The truth America owes Honduras

In July the Honduran government filed charges against 10 active and retired military officers, among them seven colonels, accused of attempted murder and the illegal detention of six Honduran citizens. The soldiers were part of the notorious Battalion 316, a unit the CIA financed and trained in the early 1980s. Honduran investigators believe Battalion 316 was responsible for the disappearance of 140 people whose bodies have never been found.

If the trial opens as expected this fall, Honduras will become the first Latin American nation to try a group of powerful, active-duty military officers for human rights violations against their own people.

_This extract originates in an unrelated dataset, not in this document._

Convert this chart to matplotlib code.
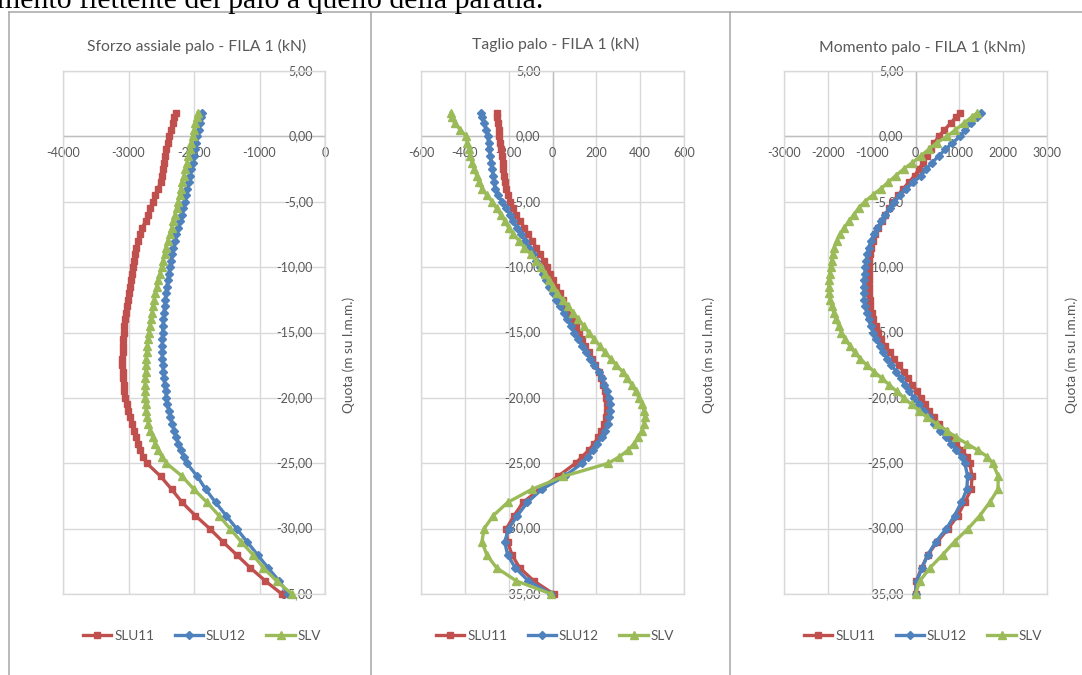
import matplotlib
matplotlib.use('Agg')
import matplotlib.pyplot as plt
from matplotlib.lines import Line2D
from matplotlib.transforms import offset_copy

W, H = 1082, 675

# quota (m su l.m.m.)
quota = [1.8, 1.5, 1.0, 0.5, 0.0, -0.5, -1.0, -1.5, -2.0, -2.5,
         -3.0, -3.5, -4.0, -4.5, -5.0, -5.5, -6.0, -6.5, -7.0, -7.5,
         -8.0, -8.5, -9.0, -9.5, -10.0, -10.5, -11.0, -11.5, -12.0, -12.5,
         -13.0, -13.5, -14.0, -14.5, -15.0, -15.5, -16.0, -16.5, -17.0, -17.5,
         -18.0, -18.5, -19.0, -19.5, -20.0, -20.5, -21.0, -21.5, -22.0, -22.5,
         -23.0, -23.5, -24.0, -24.5, -25.0, -26.0, -27.0, -28.0, -29.0, -30.0,
         -31.0, -32.0, -33.0, -34.0, -35.0]

sforzo_slu11 = [-2280, -2300, -2320, -2350, -2380, -2400, -2420, -2440, -2460, -2480,
                -2490, -2510, -2550, -2590, -2630, -2670, -2700, -2740, -2790, -2830,
                -2860, -2880, -2900, -2915, -2930, -2945, -2960, -2980, -3000, -3015,
                -3030, -3045, -3055, -3065, -3075, -3082, -3088, -3090, -3092, -3092,
                -3090, -3085, -3075, -3065, -3050, -3030, -3005, -2980, -2950, -2915,
                -2885, -2855, -2825, -2780, -2720, -2510, -2340, -2180, -1980, -1760,
                -1560, -1350, -1140, -910, -660]
sforzo_slu12 = [-1880, -1890, -1910, -1930, -1950, -1970, -1985, -2000, -2020, -2040,
                -2060, -2080, -2100, -2120, -2140, -2165, -2190, -2215, -2240, -2270,
                -2295, -2320, -2335, -2355, -2370, -2385, -2400, -2415, -2430, -2440,
                -2450, -2460, -2468, -2475, -2480, -2482, -2484, -2485, -2483, -2478,
                -2470, -2460, -2448, -2435, -2420, -2405, -2385, -2360, -2330, -2300,
                -2270, -2240, -2200, -2160, -2110, -1950, -1820, -1670, -1510, -1350,
                -1190, -1030, -870, -700, -560]
sforzo_slv = [-1940, -1955, -1980, -2000, -2020, -2045, -2065, -2085, -2105, -2130,
              -2155, -2180, -2200, -2220, -2240, -2265, -2290, -2315, -2340, -2370,
              -2400, -2430, -2450, -2472, -2494, -2520, -2545, -2570, -2590, -2608,
              -2625, -2640, -2657, -2672, -2687, -2698, -2710, -2720, -2728, -2734,
              -2738, -2742, -2745, -2748, -2748, -2740, -2728, -2715, -2695, -2665,
              -2630, -2590, -2545, -2490, -2420, -2180, -2000, -1800, -1620, -1450,
              -1280, -1100, -940, -740, -505]

taglio_slu11 = [-255, -253, -250, -246, -242, -238, -235, -231, -228, -224,
                -220, -216, -212, -204, -194, -180, -166, -148, -128, -110,
                -92, -75, -58, -40, -23, -10, 4, 18, 32, 46,
                60, 75, 90, 105, 120, 135, 150, 165, 180, 194,
                210, 222, 232, 240, 245, 248, 248, 244, 236, 223,
                208, 190, 165, 135, 105, 25, -60, -135, -175, -210,
                -205, -185, -150, -85, 5]
taglio_slu12 = [-325, -320, -312, -303, -296, -292, -288, -283, -279, -275,
                -271, -267, -262, -248, -231, -210, -194, -178, -162, -142,
                -124, -106, -90, -74, -59, -44, -29, -14, 2, 18,
                36, 52, 68, 84, 100, 117, 134, 151, 170, 190,
                210, 224, 237, 248, 256, 261, 263, 260, 252, 240,
                225, 205, 185, 160, 135, 55, -50, -115, -160, -200,
                -218, -205, -170, -110, -6]
taglio_slv = [-462, -458, -447, -420, -394, -388, -381, -375, -367, -357,
              -346, -336, -322, -298, -275, -255, -236, -216, -200, -178,
              -152, -128, -100, -75, -52, -35, -17, 0, 22, 46,
              70, 95, 118, 142, 165, 190, 215, 240, 265, 292,
              320, 342, 362, 380, 395, 408, 418, 422, 418, 408,
              392, 372, 345, 305, 255, 50, -95, -205, -270, -312,
              -322, -300, -255, -165, -6]

momento_slu11 = [1010, 930, 800, 660, 530, 430, 355, 265, 175, 80,
                 -20, -150, -280, -400, -505, -600, -690, -770, -845, -915,
                 -975, -1020, -1045, -1058, -1065, -1068, -1068, -1065, -1058, -1048,
                 -1030, -1000, -960, -910, -855, -780, -690, -590, -490, -385,
                 -270, -170, -70, 25, 115, 215, 315, 420, 540, 670,
                 800, 920, 1060, 1170, 1240, 1290, 1270, 1120, 965, 745,
                 500, 280, 140, 20, 0]
momento_slu12 = [1500, 1400, 1255, 1140, 1020, 840, 680, 530, 380, 250,
                 120, -50, -215, -350, -480, -590, -690, -780, -870, -950,
                 -1020, -1065, -1100, -1125, -1141, -1160, -1172, -1178, -1175, -1165,
                 -1145, -1110, -1065, -1020, -965, -895, -820, -740, -650, -550,
                 -440, -340, -240, -140, -40, 75, 190, 305, 430, 560,
                 700, 820, 930, 1050, 1125, 1190, 1170, 1045, 890, 705,
                 465, 280, 150, 30, 0]
momento_slv = [1407, 1290, 1103, 910, 722, 480, 300, 120, -70, -270,
               -450, -620, -790, -980, -1160, -1300, -1410, -1520, -1630, -1720,
               -1800, -1855, -1890, -1915, -1939, -1955, -1970, -1977, -1970, -1950,
               -1910, -1860, -1810, -1750, -1690, -1600, -1500, -1390, -1260, -1110,
               -940, -770, -600, -430, -266, -90, 90, 266, 490, 710,
               920, 1170, 1420, 1640, 1760, 1890, 1880, 1690, 1470, 1200,
               890, 620, 330, 100, 0]

serie = ['SLU11', 'SLU12', 'SLV']
colori = ['#c0504d', '#4f81bd', '#9bbb59']
marker = ['s', 'D', '^']
msize = [4.8, 4.2, 5.2]

quota_ticks = [5, 0, -5, -10, -15, -20, -25, -30, -35]

panels = [
    dict(title='Sforzo assiale palo - FILA 1 (kN)',
         data=[sforzo_slu11, sforzo_slu12, sforzo_slv],
         xticks=[-4000, -3000, -2000, -1000, 0],
         box=(63, 71, 325, 594), title_x=197, title_y=46, ylab_x=349, leg_x=202),
    dict(title='Taglio palo - FILA 1 (kN)',
         data=[taglio_slu11, taglio_slu12, taglio_slv],
         xticks=[-600, -400, -200, 0, 200, 400, 600],
         box=(421, 71, 684, 594), title_x=556, title_y=44, ylab_x=709, leg_x=555),
    dict(title='Momento palo - FILA 1 (kNm)',
         data=[momento_slu11, momento_slu12, momento_slv],
         xticks=[-3000, -2000, -1000, 0, 1000, 2000, 3000],
         box=(784, 71, 1047, 594), title_x=922, title_y=47, ylab_x=1072, leg_x=923),
]

plt.rcParams['font.family'] = ['Lato', 'DejaVu Sans']
txt = '#595959'
grid = '#d9d9d9'

fig = plt.figure(figsize=(W / 100, H / 100), dpi=100)
fig.patch.set_facecolor('white')

# testo del documento tagliato in alto
fig.text(-3 / W, 1 - 8 / H, 'mento flettente del palo a quello della paratia.',
         family='Liberation Serif', fontsize=21.5, color='black', ha='left', va='baseline')

# bordi dei riquadri
for xb in [9, 370.5, 729.5]:
    fig.add_artist(Line2D([xb / W, xb / W], [0, 1 - 11.5 / H], transform=fig.transFigure,
                          color='#a6a6a6', lw=1.1))
fig.add_artist(Line2D([9 / W, 1], [1 - 11.5 / H, 1 - 11.5 / H], transform=fig.transFigure,
                      color='#a6a6a6', lw=1.1))

for p in panels:
    x0, y0, x1, y1 = p['box']
    ax = fig.add_axes([x0 / W, 1 - y1 / H, (x1 - x0) / W, (y1 - y0) / H])
    ax.set_xlim(p['xticks'][0], p['xticks'][-1])
    ax.set_ylim(-35, 5)
    ax.set_xticks(p['xticks'])
    ax.set_yticks(quota_ticks)
    ax.tick_params(length=0, labelbottom=False, labelleft=False)
    ax.grid(True, color=grid, lw=1.0)
    ax.set_axisbelow(True)
    for s in ax.spines.values():
        s.set_color(grid)
        s.set_linewidth(1.0)
    ax.axhline(0, color='#bfbfbf', lw=1.0, zorder=1)
    ax.axvline(0, color='#bfbfbf', lw=1.0, zorder=1)

    # etichette assi sugli assi che si incrociano in 0
    tx = offset_copy(ax.transData, fig=fig, y=-17, units='dots')
    for v in p['xticks']:
        ax.text(v, 0, str(v), transform=tx, ha='center', va='center',
                fontsize=9, color=txt, zorder=1.5)
    ty = offset_copy(ax.transData, fig=fig, x=-12, units='dots')
    for v in quota_ticks:
        ax.text(0, v, f'{v:.2f}'.replace('.', ','), transform=ty, ha='right', va='center',
                fontsize=9, color=txt, zorder=1.5)

    for vals, nome, c, m, ms in zip(p['data'], serie, colori, marker, msize):
        ax.plot(vals, quota, color=c, lw=2.4, marker=m, ms=ms, mec=c, mfc=c,
                label=nome, clip_on=False, zorder=3)

    fig.text(p['title_x'] / W, 1 - p['title_y'] / H, p['title'], ha='center', va='center',
             fontsize=11.3, color=txt)
    fig.text(p['ylab_x'] / W, 1 - 355 / H, 'Quota (m su l.m.m.)', rotation=90,
             ha='center', va='center', fontsize=9.8, color=txt)

    ax.legend(loc='center', bbox_to_anchor=(p['leg_x'] / W, 1 - 636 / H),
              bbox_transform=fig.transFigure, ncol=3, frameon=False, fontsize=9.8,
              labelcolor=txt, handlelength=2.1, handletextpad=0.2, columnspacing=1.5)

fig.savefig('out.png', dpi=100)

The armed forces, now led by the general who once commanded Battalion 316, responded by sending tanks into the street for a day as a show of muscle. Potential witnesses and government officials pushing the investigation have been threatened.

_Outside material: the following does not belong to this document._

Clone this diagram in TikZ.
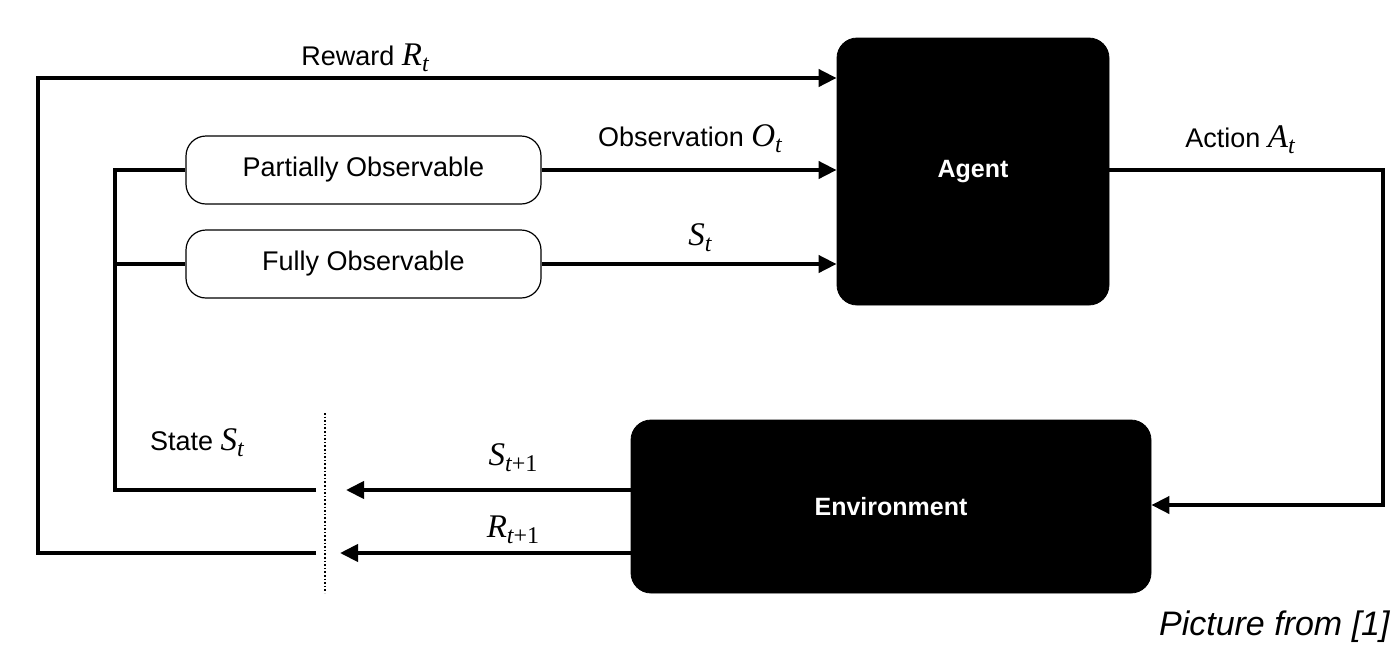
\documentclass[tikz,border=0pt]{standalone}
\usepackage{fontspec}
\setmainfont{Liberation Sans}
\newfontfamily\tms{Liberation Serif}
\usetikzlibrary{arrows.meta}
\newcommand\iv[2]{{\fontsize{16.5}{18}\selectfont\tms\itshape #1}\raisebox{-3pt}{\fontsize{12}{14}\selectfont\tms\itshape #2}}
\newcommand\ivp[1]{{\fontsize{16.5}{18}\selectfont\tms\itshape #1}\raisebox{-3pt}{\fontsize{12}{14}\selectfont\tms{\itshape t}+1}}
\begin{document}
\begin{tikzpicture}[x=0.5pt,y=-0.5pt,
  lbl/.style={font=\fontsize{13.5}{16}\selectfont, inner sep=0pt},
  blackbox/.style={fill=black, draw=black, rounded corners=10pt, text=white,
    font=\fontsize{12.5}{15}\selectfont\bfseries, inner sep=0pt},
  obsbox/.style={draw=black, line width=0.6pt, rounded corners=10pt, fill=white,
    minimum width=177.5pt, minimum height=34pt, inner sep=0pt,
    font=\fontsize{13.5}{16}\selectfont},
  link/.style={line width=2pt},
  arr/.style={line width=2pt, -{Triangle[length=9pt,width=8.5pt]}}]
\useasboundingbox (0,0) rectangle (1394,655);
% boxes
\node[blackbox, minimum width=136pt, minimum height=133.5pt] (agent) at (973,171.5) {Agent};
\node[blackbox, minimum width=260pt, minimum height=86.5pt] (env) at (891,506.5) {Environment};
\node[obsbox] (po) at (363.5,170) {Partially Observable};
\node[obsbox] (fo) at (363.5,264) {Fully Observable};
% coordinates
\coordinate (sL) at (316,490);
\coordinate (rL) at (316,553);
\coordinate (sA) at (346,490);
\coordinate (rA) at (340,553);
\coordinate (outer) at (38,78);
\coordinate (inner) at (115,170);
\coordinate (aR) at (1383,505);
\coordinate (dT) at (325,413);
\coordinate (dB) at (325,593);
% connectors
\draw[arr] (rL) -| (outer) -- (agent.west |- outer);
\draw[link] (sL) -| (inner) -- (po.west);
\draw[link] (inner |- fo.west) -- (fo.west);
\draw[arr] (po.east) -- (agent.west |- po.east);
\draw[arr] (fo.east) -- (agent.west |- fo.east);
\draw[arr] (agent.east |- po.east) -| (aR) -- (env.east |- aR);
\draw[arr] (env.west |- sA) -- (sA);
\draw[arr] (env.west |- rA) -- (rA);
\draw[line width=0.8pt, dash pattern=on 0.8pt off 1pt] (dT) -- (dB);
% labels
\node[lbl] (lrew) at (365,58) {Reward \iv{R}{t}};
\node[lbl] (lobs) at (690,139) {Observation \iv{O}{t}};
\node[lbl] (lst) at (700,238) {\iv{S}{t}};
\node[lbl] (lact) at (1240,140) {Action \iv{A}{t}};
\node[lbl] (lstate) at (197,443) {State \iv{S}{t}};
\node[lbl] (lsn) at (513,458) {\ivp{S}};
\node[lbl] (lrn) at (513,530) {\ivp{R}};
\node[anchor=east, inner sep=0pt, font=\fontsize{17}{20}\selectfont\itshape] (src) at (1390,627) {Picture from [1]};
\end{tikzpicture}
\end{document}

Both to give a signal to the military and to provide evidence for the trial, the United States should provide the Hondurans with any secret reports CIA and American Embassy officials sent back to Washington about Battalion 316's crimes. Although the first request to the United States for declassification was made nearly two years ago, Washington has so far provided only four heavily censored CIA documents.

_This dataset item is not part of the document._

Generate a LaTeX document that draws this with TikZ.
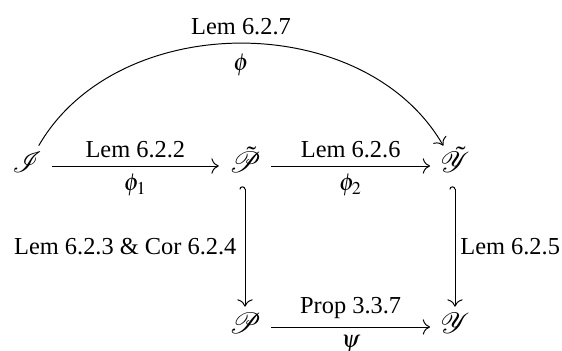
\documentclass[tikz,border=0pt]{standalone}
\usepackage{mathptmx}
\usepackage{mathrsfs}
\usepackage{fontspec}
\setmainfont{Liberation Serif}
\usetikzlibrary{arrows.meta}

\begin{document}
\begin{tikzpicture}[x=0.41pt, y=0.41pt,
    obj/.style={font=\large, inner sep=4pt, text height=1.5ex, text depth=0.3ex},
    map/.style={line width=0.4pt, -{To[length=3pt]}},
    incl/.style={line width=0.4pt, {Hooks[left]}-{To[length=3pt]}}]
  \useasboundingbox (0,0) rectangle (562,351);
  % objects
  \node[obj] (I)  at (27,185)  {$\mathscr{I}$};
  \node[obj] (Pt) at (245,185) {$\tilde{\mathscr{P}}$};
  \node[obj] (Yt) at (455,185) {$\tilde{\mathscr{Y}}$};
  \node[obj] (P)  at (245,24)  {$\mathscr{P}$};
  \node[obj] (Y)  at (455,24)  {$\mathscr{Y}$};
  % maps
  \draw[map] (I) to[out=60, in=120]
    node[above] {Lem 6.2.7} node[below=1pt] {$\phi$} (Yt);
  \draw[map] (I) -- node[above] {Lem 6.2.2} node[below] {$\phi_1$} (Pt);
  \draw[map] (Pt) -- node[above] {Lem 6.2.6} node[below] {$\phi_2$} (Yt);
  \draw[map] (P) -- node[above] {Prop 3.3.7} node[below] {$\psi$} (Y);
  \draw[incl] (Pt) -- node[left] {Lem 6.2.3 \& Cor 6.2.4} (P);
  \draw[incl] (Yt) -- node[right, inner sep=2pt] {Lem 6.2.5} (Y);
\end{tikzpicture}
\end{document}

Clinton administration officials say a special declassification effort has now been approved to speed the flow of information to Honduras. It will handle both State Department and CIA materials on Battalion 316, as well as other matters under investigation in Honduras. The work must commence as quickly as possible and give the Honduran government wide access to materials.

Credit for the trial goes to some courageous and determined Honduran government officials, among them President Carlos Roberto Reina, Special Prosecutor for Human Rights Sonia Dubon de Flores and Human Rights Ombudsman Leo Valladares. Since taking office in early 1994, Reina has ended the abusive forced recruitment of soldiers and has begun to remove various police agencies from military control. Valladares, who cheerfully admits that he was appointed ombudsman in 1992 because he was expected to make no waves, began to investigate Battalion 316 after one of its members came forward to confess his involvement in murders.

Battalion 316 grew out of the billion-dollar collaboration between the Reagan administration and the Honduran military in the early 1980s to support wars in Nicaragua and El Salvador. Its purpose was ostensibly to catch Hondurans running guns to the Salvadoran guerrillas. But the Valladares report, released in 1993, found that Battalion 316 became a death squad that tortured and killed peaceful leftists.

Valladares' findings are now widely confirmed. Some of Battalion 316's members have provided detailed accounts of participating in murder and torture. As part of a 14-month investigation, The Baltimore Sun won the declassification of some U.S. government documents showing that officials in Washington knew of the killings and disappearances but misled Congress and the public.

Considering the sordid history of Battalion 316 and other secret American operations in Honduras, releasing the documents as quickly as possible is the least the U.S. government can do.